• Study design

In order to assess the influence of land use and climate on the Kilimanjaro ecosystem, the KiLi project established 60 study sites. The study sites span an altitudinal range of 900 to 4600 m asl and represent the 12 major land cover types of the area. Six land cover types comprise natural vegetation from tropical savannah (at the lower slopes of the Kilimanjaro) to alpine vegetation (at an altitude of 4000-4600 m asl), the remaining six burned and logged forests, traditional agroforestry systems and managed plantations. Each land cover type is represented by five replicate study sites summing up to a total of 60 study sites. Spatial distances among study sites of the same land cover type are large, maximizing the spatial independence of the data.

study design

Schematic representation of the general study design of the KiLi project.
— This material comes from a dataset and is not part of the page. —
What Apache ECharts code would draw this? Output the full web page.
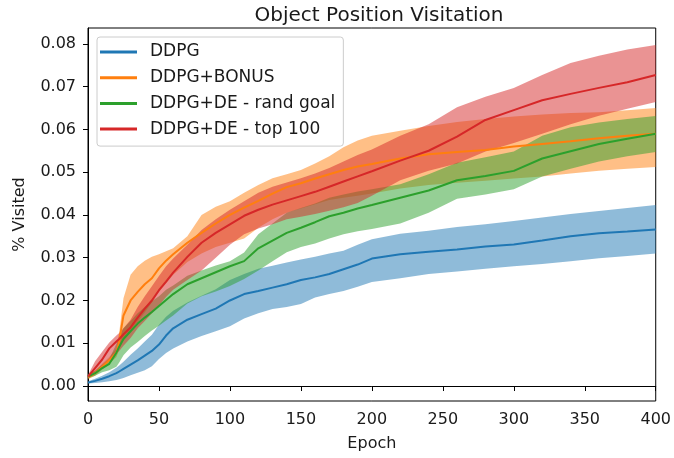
<!DOCTYPE html>
<html>
<head>
<meta charset="utf-8">
<title>Object Position Visitation</title>
<script src="https://cdn.jsdelivr.net/npm/echarts@6/dist/echarts.min.js"></script>
<style>
  html, body { margin: 0; padding: 0; background: #ffffff; }
  #chart { width: 674px; height: 458px; }
</style>
</head>
<body>
<div id="chart"></div>
<script>
// Training epochs at which the visitation curves are sampled
const epochs = [0, 5, 10, 15, 20, 22, 25, 30, 35, 40, 45, 50, 55, 60,
  70, 80, 90, 100, 110, 120, 130, 140, 150, 160, 170, 180, 190, 200,
  220, 240, 260, 280, 300, 320, 340, 360, 380, 400];

// DDPG
const ddpgMean = [0.0008, 0.0012, 0.0017, 0.0023, 0.0030, 0.0034, 0.0040, 0.0050, 0.0060, 0.0071, 0.0082, 0.0097, 0.0118, 0.0135,
  0.0155, 0.0168, 0.0181, 0.0200, 0.0215, 0.0222, 0.0230, 0.0238, 0.0248, 0.0254, 0.0262, 0.0273, 0.0284, 0.0298,
  0.0308, 0.0314, 0.0319, 0.0326, 0.0331, 0.0340, 0.0350, 0.0357, 0.0361, 0.0366];
const ddpgHigh = [0.0011, 0.0017, 0.0024, 0.0032, 0.0043, 0.0048, 0.0057, 0.0073, 0.0088, 0.0104, 0.0120, 0.0143, 0.0162, 0.0176,
  0.0195, 0.0211, 0.0226, 0.0248, 0.0262, 0.0274, 0.0281, 0.0289, 0.0296, 0.0302, 0.0310, 0.0316, 0.0330, 0.0343,
  0.0356, 0.0363, 0.0372, 0.0378, 0.0386, 0.0394, 0.0402, 0.0409, 0.0416, 0.0423];
const ddpgLow = [0.0006, 0.0007, 0.0009, 0.0011, 0.0014, 0.0016, 0.0019, 0.0025, 0.0031, 0.0037, 0.0046, 0.0063, 0.0077, 0.0088,
  0.0104, 0.0117, 0.0128, 0.0140, 0.0158, 0.0170, 0.0180, 0.0185, 0.0192, 0.0207, 0.0215, 0.0222, 0.0232, 0.0243,
  0.0252, 0.0262, 0.0268, 0.0274, 0.0280, 0.0285, 0.0292, 0.0299, 0.0304, 0.0310];

// DDPG+BONUS
const bonusMean = [0.0020, 0.0030, 0.0045, 0.0060, 0.0078, 0.0105, 0.0165, 0.0200, 0.0220, 0.0238, 0.0252, 0.0275, 0.0293, 0.0308,
  0.0335, 0.0358, 0.0380, 0.0400, 0.0417, 0.0433, 0.0450, 0.0465, 0.0474, 0.0485, 0.0495, 0.0505, 0.0513, 0.0519,
  0.0532, 0.0542, 0.0547, 0.0552, 0.0560, 0.0566, 0.0572, 0.0579, 0.0585, 0.0590];
const bonusHigh = [0.0024, 0.0036, 0.0052, 0.0068, 0.0088, 0.0125, 0.0205, 0.0260, 0.0280, 0.0293, 0.0302, 0.0308, 0.0315, 0.0322,
  0.0350, 0.0400, 0.0419, 0.0432, 0.0452, 0.0470, 0.0486, 0.0495, 0.0505, 0.0520, 0.0537, 0.0558, 0.0574, 0.0585,
  0.0597, 0.0608, 0.0617, 0.0624, 0.0630, 0.0635, 0.0638, 0.0640, 0.0645, 0.0650];
const bonusLow = [0.0016, 0.0024, 0.0038, 0.0052, 0.0068, 0.0085, 0.0110, 0.0130, 0.0150, 0.0172, 0.0195, 0.0220, 0.0240, 0.0260,
  0.0290, 0.0310, 0.0325, 0.0335, 0.0345, 0.0370, 0.0390, 0.0405, 0.0415, 0.0425, 0.0435, 0.0440, 0.0445, 0.0450,
  0.0462, 0.0470, 0.0475, 0.0480, 0.0485, 0.0490, 0.0497, 0.0503, 0.0508, 0.0512];

// DDPG+DE - rand goal
const randMean = [0.0022, 0.0030, 0.0042, 0.0052, 0.0078, 0.0092, 0.0110, 0.0128, 0.0146, 0.0160, 0.0173, 0.0187, 0.0201, 0.0215,
  0.0238, 0.0252, 0.0266, 0.0280, 0.0292, 0.0322, 0.0340, 0.0358, 0.0370, 0.0383, 0.0397, 0.0405, 0.0415, 0.0423,
  0.0440, 0.0457, 0.0481, 0.0491, 0.0503, 0.0532, 0.0549, 0.0566, 0.0578, 0.0590];
const randHigh = [0.0028, 0.0036, 0.0050, 0.0064, 0.0098, 0.0115, 0.0135, 0.0152, 0.0170, 0.0185, 0.0198, 0.0210, 0.0225, 0.0235,
  0.0258, 0.0270, 0.0282, 0.0292, 0.0312, 0.0355, 0.0380, 0.0405, 0.0416, 0.0427, 0.0440, 0.0448, 0.0455, 0.0460,
  0.0472, 0.0495, 0.0522, 0.0535, 0.0548, 0.0585, 0.0605, 0.0616, 0.0624, 0.0631];
const randLow = [0.0018, 0.0024, 0.0032, 0.0037, 0.0045, 0.0055, 0.0072, 0.0090, 0.0103, 0.0117, 0.0130, 0.0141, 0.0153, 0.0165,
  0.0193, 0.0210, 0.0221, 0.0234, 0.0250, 0.0270, 0.0292, 0.0313, 0.0325, 0.0333, 0.0345, 0.0355, 0.0362, 0.0367,
  0.0380, 0.0405, 0.0438, 0.0448, 0.0460, 0.0490, 0.0508, 0.0525, 0.0537, 0.0547];

// DDPG+DE - top 100
const topMean = [0.0022, 0.0042, 0.0062, 0.0088, 0.0104, 0.0110, 0.0121, 0.0137, 0.0160, 0.0181, 0.0200, 0.0224, 0.0244, 0.0265,
  0.0302, 0.0335, 0.0358, 0.0378, 0.0398, 0.0412, 0.0424, 0.0434, 0.0444, 0.0454, 0.0466, 0.0478, 0.0490, 0.0502,
  0.0527, 0.0550, 0.0583, 0.0622, 0.0645, 0.0668, 0.0683, 0.0697, 0.0710, 0.0727];
const topHigh = [0.0026, 0.0058, 0.0080, 0.0102, 0.0118, 0.0124, 0.0135, 0.0155, 0.0185, 0.0210, 0.0233, 0.0257, 0.0280, 0.0298,
  0.0330, 0.0365, 0.0390, 0.0412, 0.0432, 0.0452, 0.0466, 0.0476, 0.0486, 0.0497, 0.0510, 0.0525, 0.0540, 0.0553,
  0.0585, 0.0612, 0.0652, 0.0676, 0.0697, 0.0727, 0.0755, 0.0772, 0.0787, 0.0797];
const topLow = [0.0018, 0.0030, 0.0045, 0.0060, 0.0075, 0.0082, 0.0094, 0.0112, 0.0135, 0.0152, 0.0170, 0.0188, 0.0208, 0.0225,
  0.0248, 0.0270, 0.0300, 0.0330, 0.0355, 0.0368, 0.0378, 0.0390, 0.0396, 0.0402, 0.0410, 0.0418, 0.0428, 0.0445,
  0.0481, 0.0503, 0.0520, 0.0548, 0.0568, 0.0590, 0.0612, 0.0632, 0.0648, 0.0664];

const yTickValues = [0, 0.01, 0.02, 0.03, 0.04, 0.05, 0.06, 0.07, 0.08];

const runs = [
  { name: 'DDPG', color: '#1f77b4', mean: ddpgMean, low: ddpgLow, high: ddpgHigh },
  { name: 'DDPG+BONUS', color: '#ff7f0e', mean: bonusMean, low: bonusLow, high: bonusHigh },
  { name: 'DDPG+DE - rand goal', color: '#2ca02c', mean: randMean, low: randLow, high: randHigh },
  { name: 'DDPG+DE - top 100', color: '#d62728', mean: topMean, low: topLow, high: topHigh }
];

const FONT = 'DejaVu Sans';
const TEXT = '#1a1a1a';

const series = [];
// Shaded spread for each run: one polygon running along the upper bound and back along the lower bound
runs.forEach((r, i) => {
  const fill = echarts.color.modifyAlpha(r.color, 0.5);
  series.push({
    type: 'custom', id: 'spread-' + i,
    silent: true, z: 1,
    encode: { x: 0, y: [1, 2] },
    data: epochs.map((e, k) => [e, r.low[k], r.high[k]]),
    renderItem: (params, api) => {
      if (params.dataIndex !== 0) return null;
      const pts = [];
      for (let k = 0; k < epochs.length; k++) pts.push(api.coord([epochs[k], r.high[k]]));
      for (let k = epochs.length - 1; k >= 0; k--) pts.push(api.coord([epochs[k], r.low[k]]));
      return { type: 'polygon', shape: { points: pts }, style: { fill: fill } };
    }
  });
});
// Mean curves on top of all shaded regions
runs.forEach((r) => {
  series.push({
    type: 'line', name: r.name,
    data: epochs.map((e, k) => [e, r.mean[k]]),
    symbol: 'none', z: 2,
    itemStyle: { color: r.color },
    lineStyle: { color: r.color, width: 2 }
  });
});

const chart = echarts.init(document.getElementById('chart'), null, { renderer: 'canvas' });
chart.setOption({
  animation: false,
  backgroundColor: '#ffffff',
  title: {
    text: 'Object Position Visitation',
    left: 374, top: 1, textAlign: 'center',
    textStyle: { fontFamily: FONT, fontSize: 20, fontWeight: 'normal', color: TEXT }
  },
  legend: {
    orient: 'vertical',
    left: 97, top: 37,
    data: runs.map(r => r.name),
    icon: 'rect', itemWidth: 37, itemHeight: 3, itemGap: 5.7,
    padding: [5, 8, 7, 3],
    backgroundColor: 'rgba(255,255,255,0.8)',
    borderColor: '#cccccc', borderWidth: 1, borderRadius: 3,
    textStyle: { fontFamily: FONT, fontSize: 17, color: TEXT, lineHeight: 20, padding: [0, 0, 0, 8] }
  },
  grid: {
    left: 88, right: 14, top: 28, bottom: 57,
    show: true, borderColor: '#000000', borderWidth: 1, backgroundColor: 'transparent'
  },
  xAxis: {
    type: 'value', min: 0, max: 400, interval: 50,
    name: 'Epoch', nameLocation: 'middle', nameGap: 35,
    nameTextStyle: { fontFamily: FONT, fontSize: 16, color: TEXT },
    axisLine: { show: true, lineStyle: { color: '#000000', width: 1 } },
    axisTick: { show: true, inside: false, length: 5, lineStyle: { color: '#000000' } },
    axisLabel: { fontFamily: FONT, fontSize: 16, color: TEXT, margin: 11 },
    splitLine: { show: false }
  },
  yAxis: {
    type: 'value', min: -0.0035, max: 0.0837,
    name: '% Visited', nameLocation: 'middle', nameGap: 60,
    nameTextStyle: { fontFamily: FONT, fontSize: 16, color: TEXT },
    axisLine: { show: true, lineStyle: { color: '#000000', width: 1 } },
    axisTick: { show: true, inside: false, length: 5, customValues: yTickValues, lineStyle: { color: '#000000' } },
    axisLabel: {
      fontFamily: FONT, fontSize: 16, color: TEXT, margin: 12,
      customValues: yTickValues,
      formatter: v => Number(v).toFixed(2)
    },
    splitLine: { show: false }
  },
  series: series
});
</script>
</body>
</html>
The KiLi project collects data in the 12 major ecosystem types of the Kilimanjaro, 6 natural (A-F, squares) and 6 disturbed ecosystems (G-L, other symbols). 12 larger symbols represent the focal study plots (one for each ecosystem type) on which more elaborate measurements and experiments are conducted. A: Colline savannah, B: submontane-lower montane rainforest, C: Camphor Forest, D: Podocarpus forest, E: Erica Forest, F: alpine Helichrysum vegetation; G: Erica forest shifted to lower elevations due to disturbance, H: logged Camphor forest, I: meadow, J: Chagga homegarden, K: coffee plantation, L: maize field. All ecosystem types are represented by 5 replicate study plots.

• Study sites

A core aspect of the KiLi project is that all scientists involved gather their data on the same study sites, which allows us to integrate all data sets in order to derive a synthetic view on the influence of land use and climate on the Kilimanjaro ecosystem. The study sites have a size of 2500 m² (50 x 50 m²). Climate variables, soil properties, and nutrient status, regulation of water and carbon fluxes, trace gas emissions, primary productivity, functional diversity of plants, birds, bats, soil arthropods, selected insect taxa and related interactions, i.e. decomposition, pollination, seed dispersal, and predation are quantified. Depending on the field study effort these variables will be recorded in total or in part for all 60 study plots. For each subproject 12 focal plots among the 60 study plots well serve for more elaborated measurements and experiments to quantify causal relationships between climate, land cover change, biodiversity and ecosystem functioning. Focal plots have an extent of 10000 m² (100x100 m²).